If the stainless piece you need to clean came with instructions from the manufacturer, then by all means follow those instructions. But if you have no other guidance, here are a few simple tips for cleaning your stainless steel.
First, be cautious about using abrasive cleansers. The grit in some cleansers can scratch the stainless surface. This can actually make matters worse as it can lead to further breakdown and ultimately more corrosion.
If you are trying to remove fingerprints or smudges to improve the cosmetic appearance of your stainless, try simply wiping with a soft, dry cloth. You can also try simply using water or a damp cloth as well. Just be sure to dry the surface thoroughly.
If you are trying to remove dirt, grease or other contaminates, you can use a mild detergent (like the one that “takes grease out of your way”). A soft cloth, sponge or even paper towel may be effective. And again, be sure to dry the surface.

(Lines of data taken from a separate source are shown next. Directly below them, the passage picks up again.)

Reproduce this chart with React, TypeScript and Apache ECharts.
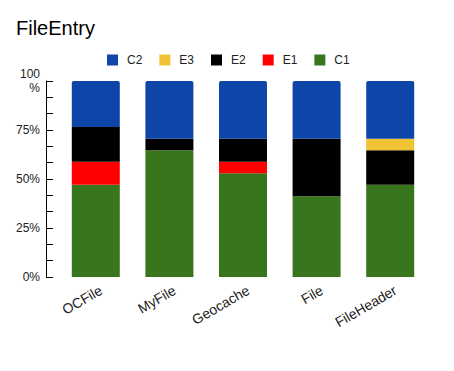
import React, { useEffect, useRef } from "react";
import * as echarts from "echarts";

const categories = ["OCFile", "MyFile", "Geocache", "File", "FileHeader"];
const c1Counts = [8, 11, 9, 7, 8];
const e1Counts = [2, 0, 1, 0, 0];
const e2Counts = [3, 1, 2, 5, 3];
const e3Counts = [0, 0, 0, 0, 1];
const c2Counts = [4, 5, 5, 5, 5];
const yTicks = [0, 25, 50, 75, 100];

const seriesDefs = [
  { name: "C1", data: c1Counts, color: "#38761d" },
  { name: "E1", data: e1Counts, color: "#ff0000" },
  { name: "E2", data: e2Counts, color: "#000000" },
  { name: "E3", data: e3Counts, color: "#f1c232" },
  { name: "C2", data: c2Counts, color: "#0e45a8" },
];
const legendOrder = ["C2", "E3", "E2", "E1", "C1"];

export default function App() {
  const ref = useRef<HTMLDivElement>(null);
  useEffect(() => {
    if (!ref.current) return;
    const chart = echarts.init(ref.current, undefined, { renderer: "svg" });
    const totals = categories.map((_, i) =>
      seriesDefs.reduce((s, d) => s + d.data[i], 0)
    );
    const font = "Liberation Sans, Arial, sans-serif";
    chart.setOption({
      animation: false,
      textStyle: { fontFamily: font },
      title: {
        text: "FileEntry",
        left: 11,
        top: 13,
        textStyle: { fontSize: 20, fontWeight: "normal", color: "#000", fontFamily: font },
      },
      legend: {
        data: legendOrder,
        left: 107,
        top: 54,
        padding: 0,
        itemWidth: 11,
        itemHeight: 11,
        itemGap: 17,
        icon: "rect",
        textStyle: { fontSize: 12, color: "#222", fontFamily: font, padding: [0, 0, 0, 4] },
      },
      grid: { left: 59, right: 27, top: 81, bottom: 94, containLabel: false },
      xAxis: {
        type: "category",
        data: categories,
        axisLine: { show: false },
        axisTick: { show: false },
        axisLabel: {
          rotate: 30,
          margin: 15,
          fontSize: 14,
          color: "#222",
          fontFamily: font,
          interval: 0,
          padding: [0, -6, 0, 0],
        },
      },
      yAxis: {
        type: "value",
        min: yTicks[0],
        max: yTicks[yTicks.length - 1],
        interval: 25,
        offset: 13,
        axisLine: { show: true, lineStyle: { color: "#000", width: 1 } },
        axisTick: { show: true, inside: true, length: 7, lineStyle: { color: "#000" } },
        minorTick: { show: true, splitNumber: 3, length: 7, lineStyle: { color: "#000" } },
        splitLine: { show: false },
        axisLabel: {
          margin: 6,
          fontSize: 12,
          color: "#222",
          fontFamily: font,
          lineHeight: 14,
          formatter: (v: number) => (v === 100 ? "100\n%" : v + "%"),
        },
      },
      series: seriesDefs.map((d) => ({
        name: d.name,
        type: "bar",
        stack: "total",
        barWidth: 48,
        itemStyle: {
          color: d.color,
          borderRadius: d.name === "C2" ? [2, 2, 0, 0] : 0,
        },
        data: d.data.map((v, i) => (v / totals[i]) * 100),
      })),
    });
    return () => chart.dispose();
  }, []);
  return (
    <div
      ref={ref}
      style={{ position: "fixed", left: 0, top: 0, width: 454, height: 371, background: "#fff" }}
    />
  );
}
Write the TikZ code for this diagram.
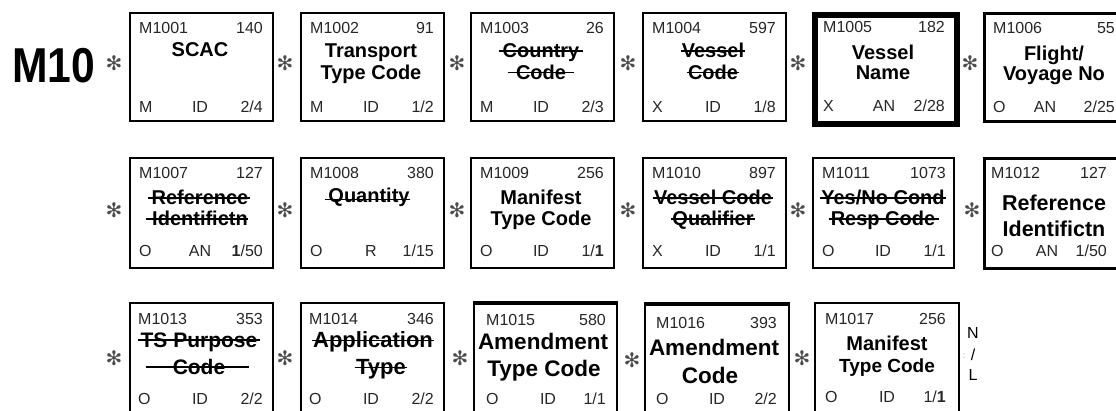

You can also try a light vinegar and water solution or a baking soda and water solution to help clean surfaces without chemicals. For more stubborn issues, you may need to use a harsher cleaning agent. You might also need to use a different implement like a scrubbing bristle brush or the scrubber side of a sponge. However, it is always best to test any of these solutions out on a small, less visible area of the piece you are trying to clean. Check for scratching or discoloration. Rinse the surface with water after you use any type of cleaner. And, as always, dry the surface when done.
Avoid metal brushes and things like steel wool as they not only have the potential to scratch the surface, but they can also leave behind embedded particles.
The Final Word on Stainless Steel
As a restaurant or foodservice worker, you will see stainless steel everywhere you look. Understanding the types of stainless steel and their appropriate uses is an important skill as you make purchase decisions. Whether it is a chafer, a sauce cup, a line of flatware or a new piece of equipment like a reach-in refrigerator or a six burner range, stainless steel is found in all aspects of a commercial kitchen.